Chillen oder Schwofen? Was der Sprachwandel mit dem Mutterlandprinzip zu tun hat

MuttersprachlerOb durch technische Neuerungen, soziokulturellen Wandel oder ökonomische Entwicklungen: Sprachen wandeln sich ständig. Deshalb arbeiten seriöse Übersetzungsagenturen mit muttersprachlichen Übersetzern zusammen, die in ihren Heimatländern leben. Dort bekommen sie die Veränderungen vor Ort mit und lassen sie in ihre Arbeit mit einfließen. So wird der Übersetzer zum Kulturmittler: Er ermöglicht verlustfreie Kommunikation über alle Sprach- und Kulturgrenzen hinweg.
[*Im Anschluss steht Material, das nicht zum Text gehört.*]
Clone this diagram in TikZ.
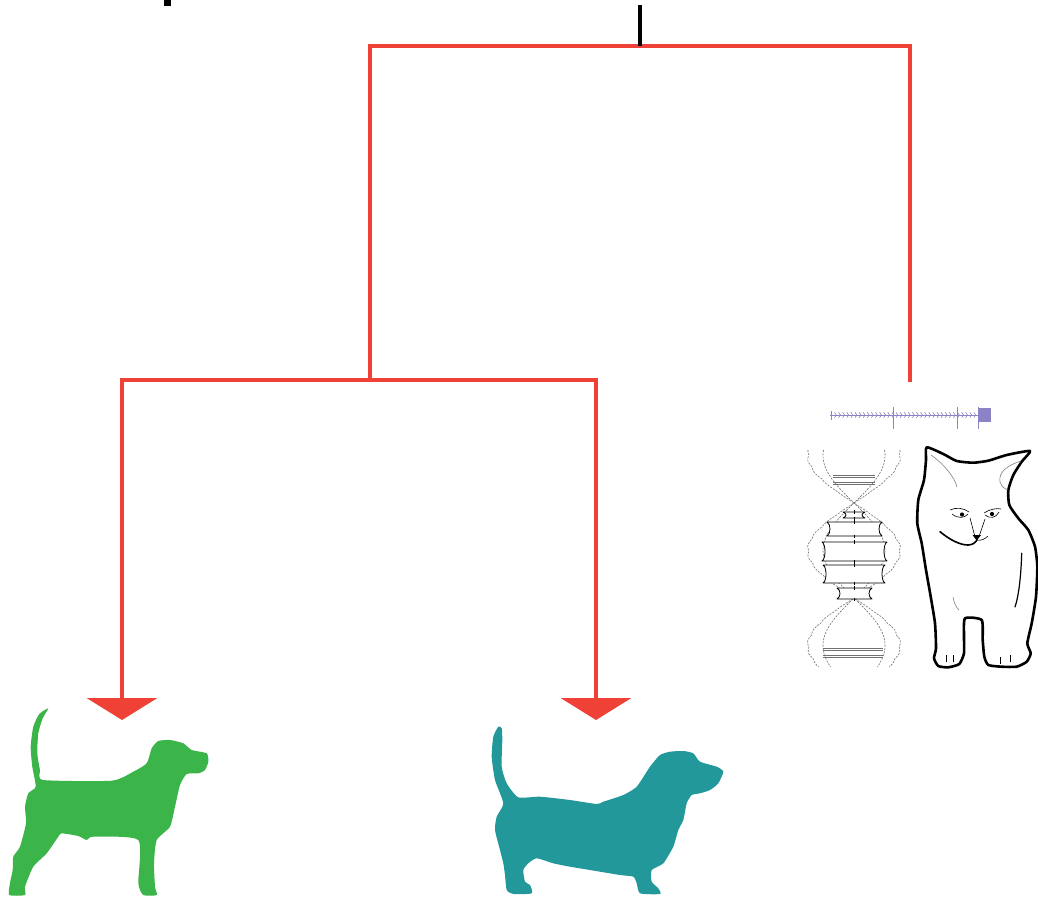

Sprache: ein ständiges Werden und Vergehen

Was passieren kann, wenn dieses „Mutterlandprinzip“ nicht beachtet wird, lässt sich an zwei Sprachphänomenen beobachten: Archaismen und Neologismen. Archaismen sind Modewörter, die sich überlebt haben („dufte“), Bezeichnungen für Dinge, die es nicht mehr gibt („Wählscheibe“) oder altertümliche Begriffe, die von (oft englischen) Neubildungen abgelöst worden sind („Date“ statt „Stelldichein“). Sprache ist wie das Leben selbst: ein ständiger Kreislauf von Werden und Vergehen.

Neubildungen (Neologismen) entstehen oft in kleinen sozialen Gruppen, etablieren sich dann im allgemeinen Sprachgebrauch und landen schließlich im Duden. Fast unbemerkt schwappen sie aus dem Jugend-, Internet- oder Marketingjargon in die Alltagssprache über („chillen“, „googeln“, „Workflow“). Muttersprachler verwenden diese Wörter wie selbstverständlich in ihrem täglichen Umgang; Nicht-Muttersprachler müssen sie sich dagegen erst mit einem gewissen Verzug aneignen.

Archaismen: Zum Schwof ins Cabaret

Leonhard, der Schelm, geht zum Schwof ins Cabaret. “Duftes Ambiente hier“, sagt er und steckt sich erst mal eine Glimmstängel an. Da fängt die Animierdame (steiler Zahn) an, mit ihm zu poussieren, und Leonhard wird es ganz blümerant. Das Frauenzimmer lädt ihn zum Stelldichein ins Séparée und verlangt Pinke-Pinke. Starker Tobak – Leonhard ist ja selbst noch ein Backfisch! Da bekommt der Bengel Bammel. „Wenn das mein alter Herr erfährt, gibt’s richtig Schelte!“ Spornstreichs eilt er aus dem Etablissement, setzt sich auf seinen Drahtesel und fährt nach Hause zu den Altvorderen.

Warum klingt diese kleine Geschichte so komisch? Weil darin jede Menge Archaismen vorkommen. Sie sind dieser Roten Liste entnommen, die über 600 vom Aussterben bedrohter Begriffe umfasst. Wer eine derartige deutsche Übersetzung vorlegen würde, hätte fachlich gar nichts falsch gemacht – und läge mit dem altertümlichen Duktus doch völlig daneben. Die Glaubwürdigkeit eines Übersetzers hängt auch davon ab, ob er die Sprachebene, den Jargon seiner Zielgruppe richtig trifft. Und das kann er nur, wenn er die Veränderungen der Sprache persönlich miterlebt.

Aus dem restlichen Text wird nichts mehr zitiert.